* **Task material**

+ + +

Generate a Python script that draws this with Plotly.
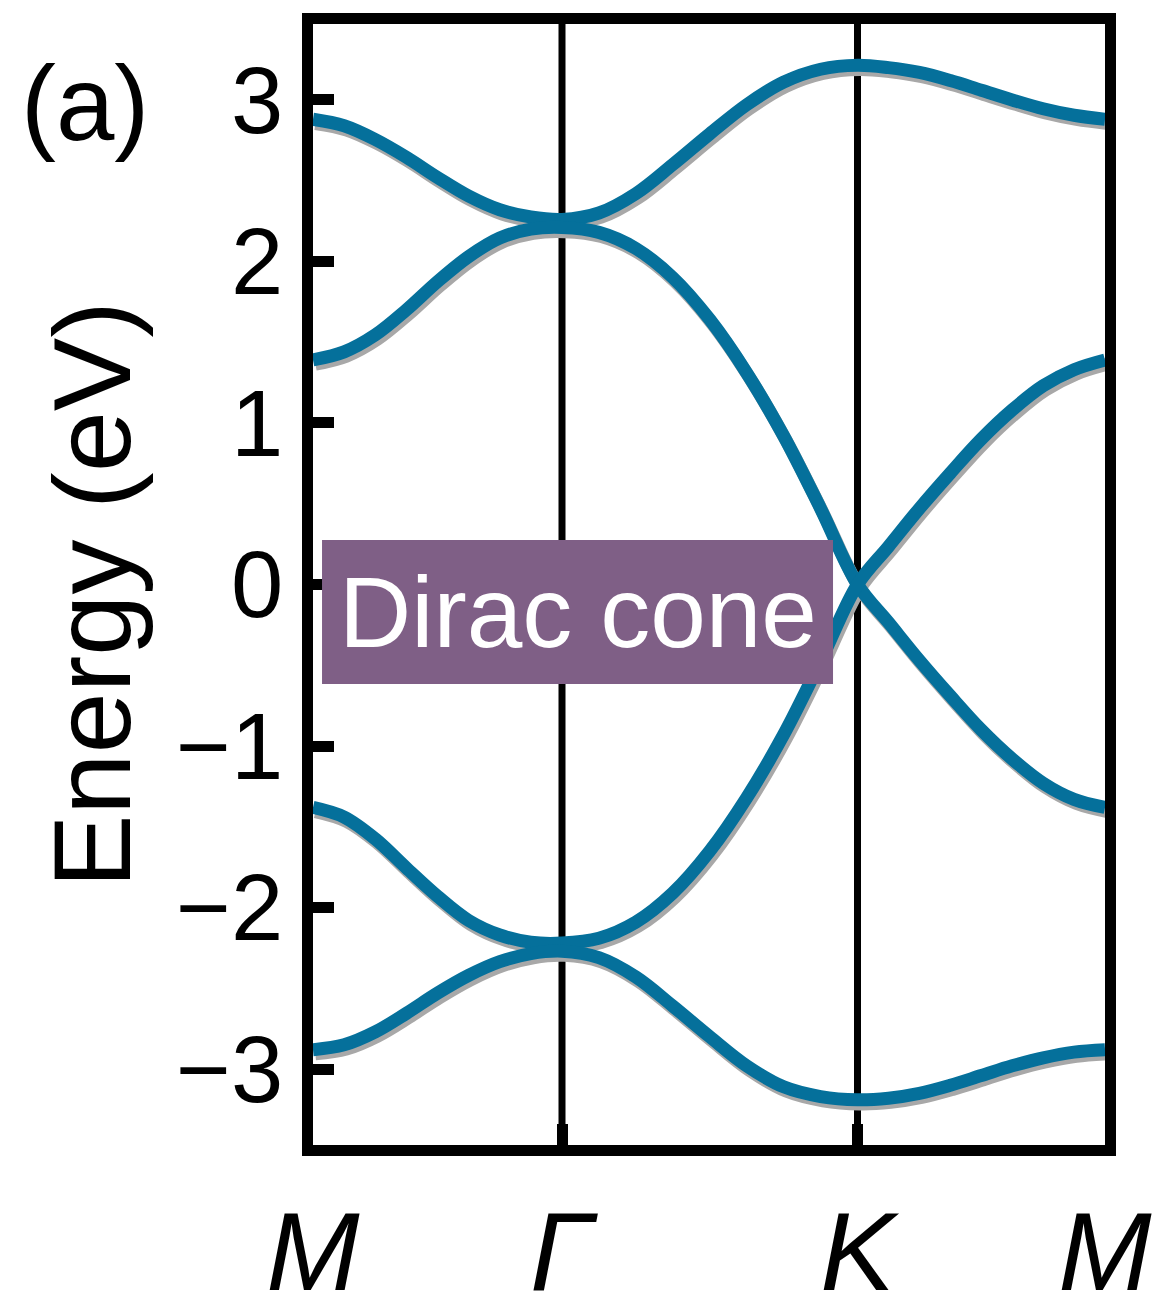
import plotly.graph_objects as go

# High-symmetry path positions (fraction of the M-Γ-K-M path) and labels
K_TICKS = [0.0, 0.3144, 0.6875, 1.0]
K_LABELS = ["<i>M</i>", "<i>Γ</i>", "<i>K</i>", "<i>M</i>"]
E_TICKS = [-3, -2, -1, 0, 1, 2, 3]

# k sampling along the path: M→Γ, Γ→K, K→M
k = [0.0, 0.0393, 0.0786, 0.1179, 0.1572, 0.1965, 0.2358, 0.2751, 0.3144,
     0.3610, 0.4077, 0.4543, 0.5010, 0.5476, 0.5942, 0.6409, 0.6875,
     0.7266, 0.7656, 0.8047, 0.8438, 0.8828, 0.9219, 0.9609, 1.0]

# Band energies (eV)
band1 = [2.88, 2.84, 2.755, 2.645, 2.52, 2.405, 2.32, 2.275, 2.26,
         2.30, 2.42, 2.60, 2.79, 2.97, 3.11, 3.19, 3.215,
         3.20, 3.17, 3.12, 3.06, 3.00, 2.945, 2.905, 2.88]
band2 = [1.39, 1.44, 1.545, 1.70, 1.875, 2.03, 2.145, 2.20, 2.21,
         2.18, 2.08, 1.90, 1.64, 1.31, 0.92, 0.47, 0.0,
         0.235, 0.47, 0.69, 0.90, 1.08, 1.23, 1.33, 1.39]
band3 = [-1.38, -1.44, -1.575, -1.755, -1.93, -2.08, -2.17, -2.215, -2.22,
         -2.19, -2.09, -1.91, -1.65, -1.32, -0.93, -0.475, 0.0,
         -0.235, -0.47, -0.69, -0.90, -1.08, -1.23, -1.33, -1.38]
band4 = [-2.88, -2.85, -2.77, -2.655, -2.53, -2.42, -2.335, -2.285, -2.27,
         -2.31, -2.43, -2.61, -2.80, -2.98, -3.11, -3.17, -3.19,
         -3.18, -3.15, -3.10, -3.04, -2.98, -2.93, -2.895, -2.88]

IK = 16  # index of the K point
# the two linear branches cross straight through K
branch_a = band2[:IK + 1] + band3[IK + 1:]
branch_b = band3[:IK + 1] + band2[IK + 1:]
curves = [band1, branch_a, branch_b, band4]

BLUE = "#05709B"
SHADOW = "#A8A8A8"
PURPLE = "#7F5F86"
FONT = "Liberation Sans, Arial, Helvetica, sans-serif"

X_RANGE = [0.0, 1.0]
Y_RANGE = [-3.47, 3.47]
# drop shadow: same curves on a twin axis pair nudged right/down
DX, DY = 0.003, 0.026

fig = go.Figure()
# shadows (x2/y2), drawn first
for c in curves:
    fig.add_trace(go.Scatter(x=k, y=c, mode="lines", xaxis="x2", yaxis="y2",
                             line=dict(color=SHADOW, width=13, shape="spline"),
                             hoverinfo="skip", showlegend=False))
# bands (x3/y3), drawn on top of the shadows
for c in curves:
    fig.add_trace(go.Scatter(x=k, y=c, mode="lines", xaxis="x3", yaxis="y3",
                             line=dict(color=BLUE, width=13, shape="spline"),
                             showlegend=False))
# invisible point so the main frame subplot is populated
fig.add_trace(go.Scatter(x=[K_TICKS[1]], y=[0], mode="markers",
                         marker=dict(opacity=0), hoverinfo="skip", showlegend=False))

fig.update_layout(
    width=1158, height=1312,
    margin=dict(l=313, r=53, t=24, b=167, autoexpand=False),
    paper_bgcolor="white", plot_bgcolor="white",
    xaxis=dict(range=X_RANGE, tickvals=K_TICKS, ticktext=K_LABELS, ticks="",
               showline=True, linecolor="black", linewidth=11, mirror=True,
               showgrid=False, zeroline=False, automargin=False,
               tickfont=dict(family=FONT, size=112, color="black")),
    yaxis=dict(range=Y_RANGE, tickvals=E_TICKS, ticks="inside", ticklen=21,
               tickwidth=11, tickcolor="black",
               showline=True, linecolor="black", linewidth=11, mirror=True,
               showgrid=False, zeroline=False, automargin=False,
               tickfont=dict(family=FONT, size=94, color="black")),
    xaxis2=dict(range=[X_RANGE[0] - DX, X_RANGE[1] - DX], overlaying="x",
                anchor="y2", visible=False),
    yaxis2=dict(range=[Y_RANGE[0] + DY, Y_RANGE[1] + DY], overlaying="y",
                anchor="x2", visible=False),
    xaxis3=dict(range=X_RANGE, overlaying="x", anchor="y3",
                tickvals=K_TICKS[1:3], ticks="inside", ticklen=21, tickwidth=11,
                tickcolor="black", showticklabels=False, showline=False,
                showgrid=False, zeroline=False, automargin=False),
    yaxis3=dict(range=Y_RANGE, overlaying="y", anchor="x3", visible=False),
)

# vertical guide lines at Γ and K
for xv in K_TICKS[1:3]:
    fig.add_shape(type="line", xref="x", yref="paper", x0=xv, x1=xv, y0=0, y1=1,
                  line=dict(color="black", width=7), layer="below")

# label box
fig.add_shape(type="rect", xref="paper", yref="paper",
              x0=0.0114, x1=0.6566, y0=0.4112, y1=0.5397,
              fillcolor=PURPLE, line=dict(width=0), layer="above")
fig.add_annotation(text="Dirac cone", xref="paper", yref="paper",
                   x=0.3340, y=0.4755, xanchor="center", yanchor="middle",
                   showarrow=False, font=dict(family=FONT, size=100, color="white"))

fig.add_annotation(text="Energy (eV)", xref="paper", yref="paper",
                   x=-0.2803, y=0.4906, xanchor="center", yanchor="middle",
                   textangle=-90, showarrow=False,
                   font=dict(family=FONT, size=110, color="black"))
fig.add_annotation(text="(a)", xref="paper", yref="paper",
                   x=-0.288, y=0.929, xanchor="center", yanchor="middle",
                   showarrow=False, font=dict(family=FONT, size=105, color="black"))

fig.write_html("out.html")
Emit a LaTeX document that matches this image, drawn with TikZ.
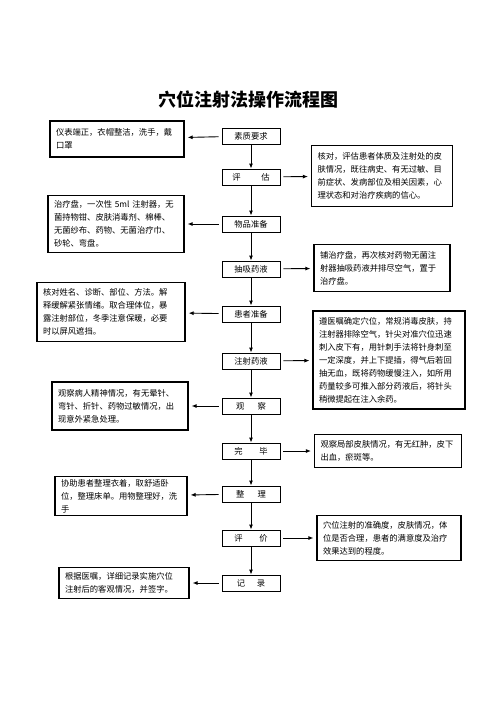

+ + +

* **Set task**
Only the lines from the start of the records through the line containing "0.7266, 0.7656, 0.8047, 0.8438, 0.8828, 0.9219, 0.9609, 1.0]" should be repeated, word for word, with the pictures left out.

* **Written solution**
Generate a Python script that draws this with Plotly.
import plotly.graph_objects as go

# High-symmetry path positions (fraction of the M-Γ-K-M path) and labels
K_TICKS = [0.0, 0.3144, 0.6875, 1.0]
K_LABELS = ["<i>M</i>", "<i>Γ</i>", "<i>K</i>", "<i>M</i>"]
E_TICKS = [-3, -2, -1, 0, 1, 2, 3]

# k sampling along the path: M→Γ, Γ→K, K→M
k = [0.0, 0.0393, 0.0786, 0.1179, 0.1572, 0.1965, 0.2358, 0.2751, 0.3144,
     0.3610, 0.4077, 0.4543, 0.5010, 0.5476, 0.5942, 0.6409, 0.6875,
     0.7266, 0.7656, 0.8047, 0.8438, 0.8828, 0.9219, 0.9609, 1.0]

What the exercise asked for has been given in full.